Así que ¿tengo que despreocuparme de mi humanidad por ser hijo de Dios? ¿debo vivir a lo mío, al margen de los hombres, por el hecho de tener fe? Evidentemente, no. Jesús se muestra hoy en el evangelio como el que busca vivir y ofrecer plenamente su divinidad por medio de su humanidad. Hace de ella un medio para ofrecernos a los hombres la verdad de Dios.

En nosotros, cuanto mayor deseo y esfuerzo hagamos por entregar, por compartir, por vivir lo que somos, más fácil nos será recibir y acoger a Dios en nuestra vida cada día. Así sucede con Jesús: Él vive plenamente su relación con su madre, a la que escucha, responde, obedece, y se somete a José, que aun no siendo su padre natural, ha sido puesto por su Padre celeste para ejercer esa misión.

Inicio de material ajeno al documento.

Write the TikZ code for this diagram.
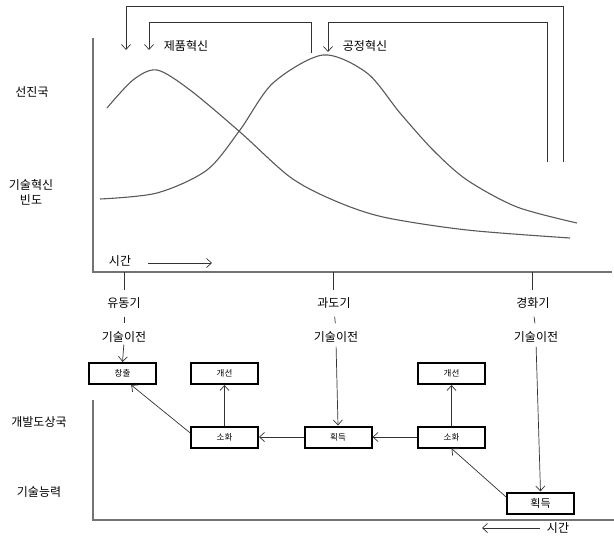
\documentclass[tikz,border=0pt]{standalone}
\usepackage{fontspec}
\setmainfont{Noto Sans CJK KR}
\usetikzlibrary{arrows.meta,shadows}
\begin{document}
\begin{tikzpicture}[x=1pt,y=-1pt,
  lbl/.style={font=\fontsize{12}{15}\selectfont, inner sep=0pt, align=center},
  box/.style={draw=black, line width=2pt, minimum width=67pt, minimum height=21pt, inner sep=0pt, fill=white,
    font=\fontsize{8.5}{10}\selectfont, drop shadow={shadow xshift=1.3pt,shadow yshift=-1.3pt,opacity=0.25}},
  conn/.style={draw=black!80, line width=0.7pt},
  arr/.style={conn, -{Straight Barb[length=5pt,width=9pt]}},
  axis/.style={draw=black!55, line width=1.3pt},
  curve/.style={draw=black!65, line width=1.1pt}]
\useasboundingbox (0,0) rectangle (614,538);

% axes
\draw[axis] (93,38) -- (93,272) -- (612,272);
\draw[axis] (93,400) -- (93,520) -- (614,520);

% curves
\draw[curve] plot[smooth] coordinates {(107,108) (133,80) (157,70) (190,90) (240,132) (290,177) (333,200) (383,217) (467,230) (570,238)};
\draw[curve] plot[smooth] coordinates {(100,199) (157,193) (207,170) (240,130) (273,83) (323,55) (367,73) (400,113) (433,150) (467,180) (517,207) (577,223)};

% brackets
\coordinate (o1) at (563,162); \coordinate (o2) at (563,6); \coordinate (o3) at (126,6); \coordinate (o4) at (126,50);
\draw[arr] (o1) -- (o2) -- (o3) -- (o4);
\coordinate (p1) at (311,53); \coordinate (p2) at (311,22); \coordinate (p3) at (149,22); \coordinate (p4) at (149,50);
\draw[arr] (p1) -- (p2) -- (p3) -- (p4);
\coordinate (q1) at (547,162); \coordinate (q2) at (547,22); \coordinate (q3) at (328,22); \coordinate (q4) at (328,52);
\draw[arr] (q1) -- (q2) -- (q3) -- (q4);

\node[lbl] (prod) at (186,46) {제품혁신};
\node[lbl] (proc) at (365,46) {공정혁신};

% left labels
\node[lbl] (adv) at (32,92) {선진국};
\node[lbl] (freq) at (31,192) {기술혁신\\빈도};
\node[lbl] (dev) at (39,422) {개발도상국};
\node[lbl] (cap) at (39,492) {기술능력};

% time arrows
\node[lbl] (time1) at (120,261) {시간};
\coordinate (ta1) at (148,263); \coordinate (ta2) at (212,263);
\draw[arr] (ta1) -- (ta2);
\node[lbl] (time2) at (558,528) {시간};
\coordinate (tb1) at (540,528); \coordinate (tb2) at (482,528);
\draw[arr] (tb1) -- (tb2);

% stage labels
\coordinate (a1) at (124,272); \coordinate (a2) at (333,272); \coordinate (a3) at (532,272);
\node[lbl] (l1) at (124,303) {유동기};
\node[lbl] (l2) at (334,303) {과도기};
\node[lbl] (l3) at (533,303) {경화기};
\node[lbl] (t1) at (124,337) {기술이전};
\node[lbl] (t2) at (336,337) {기술이전};
\node[lbl] (t3) at (536,337) {기술이전};
\foreach \i in {1,2,3} {
  \draw[conn] (a\i) -- ([yshift=-18pt]a\i);
  \draw[conn, shorten <=8pt, shorten >=8pt] (l\i.south) -- (t\i.north);
}

% boxes
\node[box] (cc) at (122.5,373.5) {창출};
\node[box] (gL) at (224.5,373.5) {개선};
\node[box] (sL) at (224.5,437) {소화};
\node[box] (hM) at (338,437) {획득};
\node[box] (sR) at (451.5,437) {소화};
\node[box] (gR) at (451.5,373.5) {개선};
\node[box, font=\fontsize{11}{13}\selectfont] (hB) at (540.5,503) {획득};

% connectors
\draw[arr, shorten <=2pt] (t1.south) -- (cc.north);
\draw[arr, shorten <=4pt] (t2.south) -- (hM.north);
\draw[arr, shorten <=4pt] (t3.south) -- (hB.north);
\draw[arr] (sL.north) -- (gL.south);
\draw[arr] (sL.173) -- (cc.-53);
\draw[arr] (hM.west) -- (sL.east);
\draw[arr] (sR.west) -- (hM.east);
\draw[arr] (sR.north) -- (gR.south);
\draw[arr] (hB.170) -- (sR.south);
\end{tikzpicture}
\end{document}
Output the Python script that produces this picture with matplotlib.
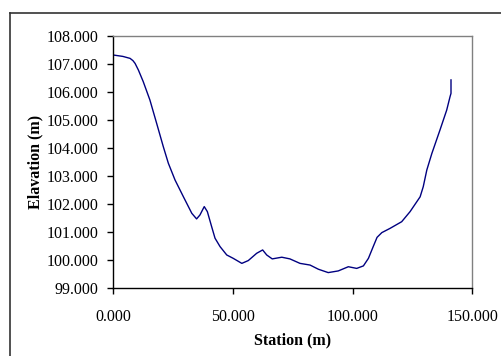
import matplotlib
matplotlib.use("Agg")
import matplotlib.pyplot as plt
from matplotlib.lines import Line2D
import numpy as np

# cross-section survey: station (m) vs ground elevation (m)
station = [0.0, 4.0, 7.0, 8.2, 9.1, 10.5, 12.5, 15.3, 18.1, 20.9, 23.0, 25.8,
           29.3, 32.8, 34.8, 36.2, 38.0, 39.3, 41.1, 42.5, 44.6, 47.4, 50.1,
           53.7, 56.4, 59.9, 62.4, 64.1, 66.4, 70.4, 73.8, 78.0, 82.2, 85.7,
           89.8, 94.0, 98.2, 101.7, 104.5, 106.6, 108.6, 110.2, 112.2, 115.6,
           120.5, 124.0, 128.2, 129.5, 131.0, 133.1, 136.5, 139.3, 140.7,
           141.1, 141.1]
elevation = [107.32, 107.27, 107.20, 107.12, 107.02, 106.78, 106.37, 105.71,
             104.88, 104.04, 103.45, 102.85, 102.25, 101.66, 101.46, 101.60,
             101.90, 101.72, 101.18, 100.77, 100.47, 100.17, 100.05, 99.87,
             99.97, 100.23, 100.35, 100.17, 100.03, 100.09, 100.03, 99.87,
             99.81, 99.66, 99.54, 99.60, 99.75, 99.69, 99.78, 100.05, 100.47,
             100.80, 100.97, 101.12, 101.36, 101.72, 102.25, 102.61, 103.21,
             103.80, 104.64, 105.35, 105.83, 105.95, 106.43]

x_ticks = [0, 50, 100, 150]
y_ticks = [99, 100, 101, 102, 103, 104, 105, 106, 107, 108]

plt.rcParams["font.family"] = ["Liberation Serif", "DejaVu Serif"]

W, H = 502, 356
fig = plt.figure(figsize=(W / 100, H / 100), dpi=100)
fig.patch.set_facecolor("white")

# plot area in pixel terms
L, T, R, B = 113.3, 36.0, 472.3, 287.7
ax = fig.add_axes([L / W, 1 - B / H, (R - L) / W, (B - T) / H])

ax.plot(station, elevation, color="#000080", lw=1.0,
        solid_joinstyle="round")

ax.set_xlim(0, 150)
ax.set_ylim(99, 108)
ax.set_xticks(x_ticks)
ax.set_yticks(y_ticks)
ax.set_xticklabels([f"{v:.3f}" for v in x_ticks])
ax.set_yticklabels([f"{v:.3f}" for v in y_ticks])
ax.tick_params(direction="out", length=4, width=1, labelsize=11.5,
               colors="black")
ax.tick_params(axis="x", pad=11)
ax.tick_params(axis="y", pad=7)

for side in ("left", "bottom"):
    ax.spines[side].set_color("black")
    ax.spines[side].set_linewidth(1.0)
for side in ("top", "right"):
    ax.spines[side].set_color("#808080")
    ax.spines[side].set_linewidth(1.0)

ax.set_xlabel("Station (m)", fontsize=11.5, fontweight="bold", labelpad=6)
ax.set_ylabel("Elavation (m)", fontsize=11.5, fontweight="bold", labelpad=2)

# chart area border (runs off the right and bottom edges)
fx0, fy0 = 9.5 / W, 1 - 12.5 / H
fig.add_artist(Line2D([fx0, 1.01], [fy0, fy0], color="#333333", lw=1.2,
                      transform=fig.transFigure))
fig.add_artist(Line2D([fx0, fx0], [fy0, -0.01], color="#333333", lw=1.2,
                      transform=fig.transFigure))

fig.savefig("out.png", dpi=100)
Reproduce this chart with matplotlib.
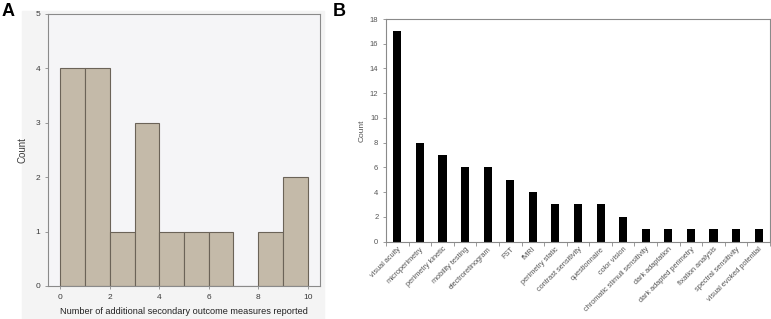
import matplotlib
import matplotlib.pyplot as plt
from matplotlib.patches import Rectangle

plt.rcParams['font.family'] = ['Liberation Sans', 'DejaVu Sans']

# === Panel A data: histogram of additional secondary outcome measures ===
bin_edges = [0, 1, 2, 3, 4, 5, 6, 7, 8, 9, 10]
bin_counts = [4, 4, 1, 3, 1, 1, 1, 0, 1, 2]

# === Panel B data: counts per outcome measure ===
measures = [
    "visual acuity", "microperimetry", "perimetry kinetic", "mobility testing",
    "electroretinogram", "FST", "fMRI", "perimetry static", "contrast sensitivity",
    "questionnaire", "color vision", "chromatic stimuli sensitivity",
    "dark adaptation", "dark adapted perimetry", "fixation analysis",
    "spectral sensitivity", "visual evoked potential",
]
measure_counts = [17, 8, 7, 6, 6, 5, 4, 3, 3, 3, 2, 1, 1, 1, 1, 1, 1]

W, H = 771, 319
fig = plt.figure(figsize=(W / 100, H / 100), dpi=100)

def box(x0, y0, x1, y1):
    # pixel box (top-left origin) -> figure fraction
    return [x0 / W, 1 - y1 / H, (x1 - x0) / W, (y1 - y0) / H]

frame_col = '#8a8a8a'
text_col = '#3a3a3a'

# grey backdrop behind panel A
fig.patches.append(Rectangle((22 / W, 0), (324 - 22) / W, 1 - 11 / H,
                             transform=fig.transFigure, color='#f4f4f4', zorder=-10))

# === Panel A ===
axA = fig.add_axes(box(48, 14, 320, 286))
axA.set_facecolor('#f5f5f7')
axA.hist(bin_edges[:-1], bins=bin_edges, weights=bin_counts,
         color='#c4baa9', edgecolor='#6b6358', linewidth=0.8)
axA.set_xlim(-0.5, 10.5)
axA.set_ylim(0, 5)
axA.set_xticks(range(0, 11, 2))
axA.set_yticks(range(0, 6))
axA.tick_params(labelsize=6, colors=frame_col, labelcolor=text_col, length=2, width=0.6)
axA.tick_params(axis='x', pad=4)
for s in axA.spines.values():
    s.set_color(frame_col)
    s.set_linewidth(0.8)
axA.set_ylabel("Count", fontsize=7, color=text_col, labelpad=6)
axA.set_xlabel("Number of additional secondary outcome measures reported",
               fontsize=6.6, color='#222222', labelpad=4)

# === Panel B ===
axB = fig.add_axes(box(386, 19, 770, 241.5))
x = list(range(len(measures)))
axB.bar(x, measure_counts, width=0.36, color='black')
axB.set_xlim(-0.5, len(measures) - 0.5)
axB.set_ylim(0, 18)
axB.set_yticks(range(0, 19, 2))
axB.set_xticks(x)
axB.set_xticklabels(measures, rotation=45, ha='right', rotation_mode='anchor',
                    fontsize=5.3, color='#555555')
axB.set_xticks([i + 0.5 for i in range(-1, len(measures))], minor=True)
axB.tick_params(axis='x', which='major', length=0, pad=3)
axB.tick_params(axis='x', which='minor', length=3, width=0.6, color=frame_col)
axB.tick_params(axis='y', labelsize=5.5, colors=frame_col, labelcolor='#555555',
                length=2, width=0.6)
for s in axB.spines.values():
    s.set_color(frame_col)
    s.set_linewidth(0.8)
axB.set_ylabel("Count", fontsize=6, color='#555555', labelpad=3)

fig.text(2 / W, 1 - 3 / H, "A", fontsize=13, fontweight='bold', va='top', ha='left')
fig.text(333 / W, 1 - 3 / H, "B", fontsize=13, fontweight='bold', va='top', ha='left')

fig.savefig("out.png", dpi=100)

Y dice san Lucas: “Él bajó con ellos y fue a Nazaret y estaba sujeto a ellos”. Hace dos días, Jesús era el rey al que tenían que adorar los pastores y todos los ángeles de Dios. Hoy se somete a la autoridad de papá y de mamá, que le llevan del Templo donde quería estar, a casa. Es inabarcable el misterio del Dios hecho hombre.

La familia es un ámbito precioso, inigualable, en el que podemos vivir nuestra entrega como camino donde encontrar a Dios. Es un don que Dios nos ha dado para que en ella podamos aprender y desear vida eterna. ¿Ayudo y me ayuda mi familia a vivir una relación con la eternidad, con la santidad de Dios? ¿Hacemos de nuestro hogar una escuela de santidad, donde ofrecer y ofrecernos en cada momento, donde aportar lo mejor que somos, no solamente lo que hacemos?

El evangelio que hemos escuchado hoy nos muestra, de forma paradigmática, la entrega de todos los miembros de la sagrada familia de Nazaret. La familia no es una mera convivencia entre otras posibles, el hogar de Nazaret nos muestra que en la familia se aprenden el sufrimiento y el sacrificio por hacer la voluntad de Dios. María y José creían que ya lo habían aprendido con los episodios del nacimiento de Jesús, pero el mismo Hijo de Dios les deja esa lección también hoy.

El futuro de la Iglesia, de nuestra sociedad con ella, está en familias que acepten ese ejercicio constante de negación de uno mismo en las dificultades, el sufrimiento, y de la capacidad de renunciar a bienes fáciles y cómodos, por amor a Dios. Eso hace que las familias se llenen de humanidad y puedan acoger la divinidad. ¿Vivimos ese espíritu de renuncia en casa? ¿Nos apegamos demasiado a las comodidades? ¿Somos capaces, no sólo de sufrir cuando toca, sino de aceptar también el camino de la renuncia cuando conviene?

La joya de nuestra sociedad son matrimonios, padres e hijos creyentes, pidamos al Señor que nos conceda muchas familias deseosas de vivir en plenitud su humanidad, para que llenemos este mundo de divinidad.